The bill attempts to give consumers a tested, labeled low‑THC hemp beverage market while relying on existing criminal and tax enforcement tools to ensure compliance; that balances public‑health oversight and revenue generation against higher compliance costs, criminal exposure for operational errors, and the need for clear technical standards — a trade‑off between regulatory certainty and the burden placed on producers, retailers, and enforcement agencies.

The bill’s statutory THC cap is written in the text with a numeric expression that reads ambiguously; implementation will require regulatory definition and likely rulemaking to settle a clear numeric limit and testing tolerances. Without precise numeric and analytical method standards, labs and manufacturers will face litigation risk and enforcement inconsistency.
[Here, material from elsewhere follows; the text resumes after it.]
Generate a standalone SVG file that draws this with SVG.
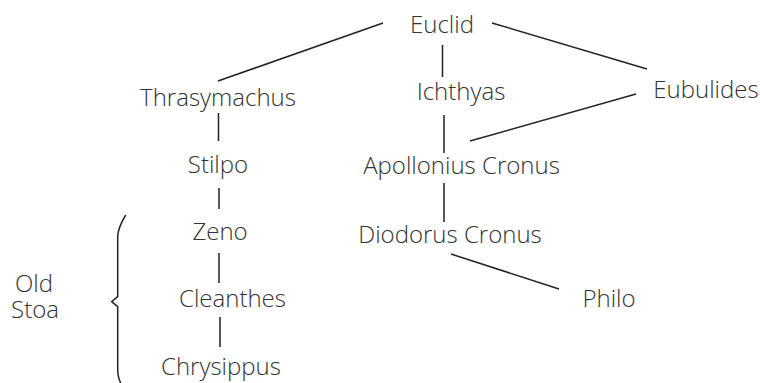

Another structural tension lies in folding the new product into existing food and drug and tax enforcement regimes. Applying the Sherman Food, Drug, and Cosmetic Law and the Fee Collection Procedures Law leverages familiar enforcement tools, but it also imports criminal exposure for regulatory noncompliance.

That raises compliance stakes for businesses and increases administrative burdens for CDTFA and CDPH. The bill creates a dedicated fund with continuous appropriation, which secures financing for oversight but reduces periodic legislative control over spending.

Finally, the bill treats retail gross receipts as the tax base; taxing gross receipts (rather than net or per‑unit) can disproportionately affect low‑margin producers and distort pricing and market entry decisions.